August 18, 1993|By John Rivera | John Rivera,Staff Writer

Shortly after County Executive Robert R. Neall announced that he would reorganize county government to eliminate contractual employees in spring 1993, health insurance claims skyrocketed. Now, the county has to come up with $1.8 million to cover what it underpaid Blue Cross/Blue Shield.

"'I think that's what started it: . . . not knowing what was going to happen," said Donald Tynes, county personnel officer.

County officials said employees facing the prospect of losing their health benefits figured they had better take advantage of them while they could.

Union officials agreed. "This is nothing new," said Helen Simpson, president of the American Federation of State, County and Municipal Employees Local 2563, which represents the county's secretarial and clerical workers. "It's something that happens with the knowledge of a layoff forthcoming."

The county must make the payment to the health insurance carrier by Oct. 30. County officials said they will come up with the money, despite a tight budget.

"It's going to challenge us," said Thomas Mullenix, a budget analyst. "I think it's doable."

He said the county could use part of its budget surplus from the fiscal year that ended June 30 to make up the difference. However, that figure will not be determined for several weeks.

Under the county's arrangement with Blue Cross/Blue Shield, the insurer provides an estimate for health care costs for the year and the county prepays 87 percent of that amount, then settles the difference at the end of the fiscal year.

The arrangement usually works to the county's advantage, because it can keep the remaining 13 percent of the estimated cost in an interest-bearing account.

Last year, the county received a $415,801 refund, which it placed in a reserve account and will use as partial payment for the current underpayment.

Mr. Mullenix said the actual claims usually come within 2 percent or 3 percent of the estimate.

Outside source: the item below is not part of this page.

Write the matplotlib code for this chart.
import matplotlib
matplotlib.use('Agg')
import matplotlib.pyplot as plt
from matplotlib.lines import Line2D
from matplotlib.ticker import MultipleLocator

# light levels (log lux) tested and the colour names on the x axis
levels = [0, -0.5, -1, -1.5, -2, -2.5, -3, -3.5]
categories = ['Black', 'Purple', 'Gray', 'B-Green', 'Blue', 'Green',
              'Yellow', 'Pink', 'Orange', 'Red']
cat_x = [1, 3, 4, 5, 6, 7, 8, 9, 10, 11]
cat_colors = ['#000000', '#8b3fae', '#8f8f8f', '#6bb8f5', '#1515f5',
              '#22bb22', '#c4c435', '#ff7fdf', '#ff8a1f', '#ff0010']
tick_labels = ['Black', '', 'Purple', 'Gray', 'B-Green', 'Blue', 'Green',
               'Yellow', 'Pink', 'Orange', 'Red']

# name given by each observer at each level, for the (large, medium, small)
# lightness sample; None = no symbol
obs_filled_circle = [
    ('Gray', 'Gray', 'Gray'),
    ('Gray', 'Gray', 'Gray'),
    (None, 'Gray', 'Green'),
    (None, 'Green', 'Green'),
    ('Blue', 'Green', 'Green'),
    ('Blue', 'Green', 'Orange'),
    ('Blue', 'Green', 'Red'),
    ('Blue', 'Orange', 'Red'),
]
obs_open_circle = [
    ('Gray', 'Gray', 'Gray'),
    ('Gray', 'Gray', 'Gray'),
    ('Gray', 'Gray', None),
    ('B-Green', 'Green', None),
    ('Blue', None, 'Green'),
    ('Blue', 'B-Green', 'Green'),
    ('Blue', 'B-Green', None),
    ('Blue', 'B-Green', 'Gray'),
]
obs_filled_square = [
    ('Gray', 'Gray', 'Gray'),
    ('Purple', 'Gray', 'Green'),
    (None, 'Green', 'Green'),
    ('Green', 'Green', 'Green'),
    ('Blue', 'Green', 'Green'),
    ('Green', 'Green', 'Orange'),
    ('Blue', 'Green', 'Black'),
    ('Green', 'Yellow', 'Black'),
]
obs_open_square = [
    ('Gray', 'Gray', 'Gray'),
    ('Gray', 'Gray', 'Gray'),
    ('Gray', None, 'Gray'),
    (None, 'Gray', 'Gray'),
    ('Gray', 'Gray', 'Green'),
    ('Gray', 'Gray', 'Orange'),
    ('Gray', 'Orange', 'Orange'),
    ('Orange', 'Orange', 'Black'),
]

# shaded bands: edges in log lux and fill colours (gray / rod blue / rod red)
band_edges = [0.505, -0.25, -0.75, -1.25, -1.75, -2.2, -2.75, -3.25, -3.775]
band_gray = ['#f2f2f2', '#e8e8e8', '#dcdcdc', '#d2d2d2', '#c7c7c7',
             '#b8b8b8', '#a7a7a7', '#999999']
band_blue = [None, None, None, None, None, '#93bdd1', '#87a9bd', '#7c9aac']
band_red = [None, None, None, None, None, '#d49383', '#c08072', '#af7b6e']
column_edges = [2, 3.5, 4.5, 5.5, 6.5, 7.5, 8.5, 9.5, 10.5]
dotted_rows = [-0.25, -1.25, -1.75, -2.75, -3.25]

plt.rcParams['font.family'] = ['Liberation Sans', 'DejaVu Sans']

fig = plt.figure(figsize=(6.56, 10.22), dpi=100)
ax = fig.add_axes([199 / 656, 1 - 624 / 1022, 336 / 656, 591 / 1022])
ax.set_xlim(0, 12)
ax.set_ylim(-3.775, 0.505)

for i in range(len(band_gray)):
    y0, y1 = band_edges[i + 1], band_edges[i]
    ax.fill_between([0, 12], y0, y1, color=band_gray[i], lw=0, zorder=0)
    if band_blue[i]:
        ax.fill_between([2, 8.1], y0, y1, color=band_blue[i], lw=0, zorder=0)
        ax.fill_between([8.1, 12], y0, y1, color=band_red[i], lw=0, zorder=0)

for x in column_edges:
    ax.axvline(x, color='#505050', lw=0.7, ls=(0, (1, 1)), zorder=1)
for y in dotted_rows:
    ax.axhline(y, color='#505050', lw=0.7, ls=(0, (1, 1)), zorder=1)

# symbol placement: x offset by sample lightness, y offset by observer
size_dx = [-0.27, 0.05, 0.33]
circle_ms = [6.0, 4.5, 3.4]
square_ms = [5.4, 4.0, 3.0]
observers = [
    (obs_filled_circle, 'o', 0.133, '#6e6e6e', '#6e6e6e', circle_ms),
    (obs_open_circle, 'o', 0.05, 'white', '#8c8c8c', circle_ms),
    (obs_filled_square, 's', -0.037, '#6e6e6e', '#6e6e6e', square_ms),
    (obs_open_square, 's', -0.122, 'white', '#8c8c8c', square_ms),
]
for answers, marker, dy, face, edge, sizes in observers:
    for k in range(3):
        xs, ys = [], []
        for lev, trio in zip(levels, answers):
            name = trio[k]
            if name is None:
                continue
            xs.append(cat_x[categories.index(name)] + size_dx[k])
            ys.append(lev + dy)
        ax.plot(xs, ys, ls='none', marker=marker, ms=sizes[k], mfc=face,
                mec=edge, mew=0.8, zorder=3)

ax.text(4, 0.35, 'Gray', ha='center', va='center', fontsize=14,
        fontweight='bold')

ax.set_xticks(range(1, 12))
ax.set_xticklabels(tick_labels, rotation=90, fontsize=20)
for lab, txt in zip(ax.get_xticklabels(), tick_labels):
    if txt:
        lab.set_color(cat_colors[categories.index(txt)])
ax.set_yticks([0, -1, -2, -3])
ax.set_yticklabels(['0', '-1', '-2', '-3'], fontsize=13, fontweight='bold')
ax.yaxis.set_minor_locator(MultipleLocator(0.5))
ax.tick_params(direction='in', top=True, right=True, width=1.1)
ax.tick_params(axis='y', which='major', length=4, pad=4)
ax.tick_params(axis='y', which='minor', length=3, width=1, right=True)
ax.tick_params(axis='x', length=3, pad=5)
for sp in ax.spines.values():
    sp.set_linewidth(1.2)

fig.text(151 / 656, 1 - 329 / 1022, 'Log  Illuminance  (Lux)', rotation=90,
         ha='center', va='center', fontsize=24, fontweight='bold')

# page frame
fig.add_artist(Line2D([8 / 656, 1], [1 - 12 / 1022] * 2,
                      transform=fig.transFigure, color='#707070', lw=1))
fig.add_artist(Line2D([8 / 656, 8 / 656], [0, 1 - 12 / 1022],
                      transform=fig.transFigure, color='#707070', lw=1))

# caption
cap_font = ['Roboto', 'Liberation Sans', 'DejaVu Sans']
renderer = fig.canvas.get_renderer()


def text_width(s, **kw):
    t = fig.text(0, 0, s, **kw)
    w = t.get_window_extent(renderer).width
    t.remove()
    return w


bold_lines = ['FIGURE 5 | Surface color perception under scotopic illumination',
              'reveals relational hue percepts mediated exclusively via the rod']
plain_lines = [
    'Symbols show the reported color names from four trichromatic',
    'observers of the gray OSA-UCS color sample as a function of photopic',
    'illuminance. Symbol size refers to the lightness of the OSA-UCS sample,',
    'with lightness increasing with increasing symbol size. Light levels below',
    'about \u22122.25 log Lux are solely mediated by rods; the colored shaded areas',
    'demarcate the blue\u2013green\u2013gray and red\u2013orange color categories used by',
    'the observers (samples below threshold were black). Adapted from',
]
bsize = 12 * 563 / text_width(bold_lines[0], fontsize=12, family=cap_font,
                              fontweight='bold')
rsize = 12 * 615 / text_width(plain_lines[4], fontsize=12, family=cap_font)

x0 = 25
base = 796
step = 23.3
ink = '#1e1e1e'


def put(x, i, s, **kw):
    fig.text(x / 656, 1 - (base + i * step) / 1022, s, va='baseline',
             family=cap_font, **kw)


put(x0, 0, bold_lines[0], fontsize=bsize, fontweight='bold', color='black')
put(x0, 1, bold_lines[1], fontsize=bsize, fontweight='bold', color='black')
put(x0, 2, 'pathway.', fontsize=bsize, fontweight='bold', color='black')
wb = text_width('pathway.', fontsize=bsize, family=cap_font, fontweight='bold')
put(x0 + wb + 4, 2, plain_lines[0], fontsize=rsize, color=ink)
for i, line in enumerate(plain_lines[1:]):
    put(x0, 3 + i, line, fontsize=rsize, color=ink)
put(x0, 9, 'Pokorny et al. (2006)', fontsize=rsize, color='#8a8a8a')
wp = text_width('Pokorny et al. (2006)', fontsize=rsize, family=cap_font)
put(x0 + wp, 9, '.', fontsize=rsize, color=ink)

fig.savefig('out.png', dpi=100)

In the fiscal year just ended, the estimate was $16.1 million, but the claims reached $17.9 million, a difference of 11 percent.

"This is extraordinary, not only in the amount, but in the percentage difference as well," Mr. Mullenix said.

Even ignoring the jump last year, the county's share of health care costs has risen steadily over the last five years, from $9 million in 1988 to $13.6 million in fiscal 1992.

The county pays 90 percent of the cost of health insurance and employees pay the other 10 percent, an arrangement that is more generous than those in other counties or in the state government, Mr. Tynes said.

He added that officials will have to re-evaluate the county's financial position next spring before deciding whether to retain the current arrangement or increase employees' contributions to 15 percent or 20 percent.

If the county tries to increase employee contributions, it can expect a fight. "Health care is very near and dear to everyone," Ms. Simpson said.

"We have not had [cost-of-living allowances] in three years," she said. "With the federal government looking into health care reform, it may be a bad time to look into health insurance. We should wait to see what the federal government does first."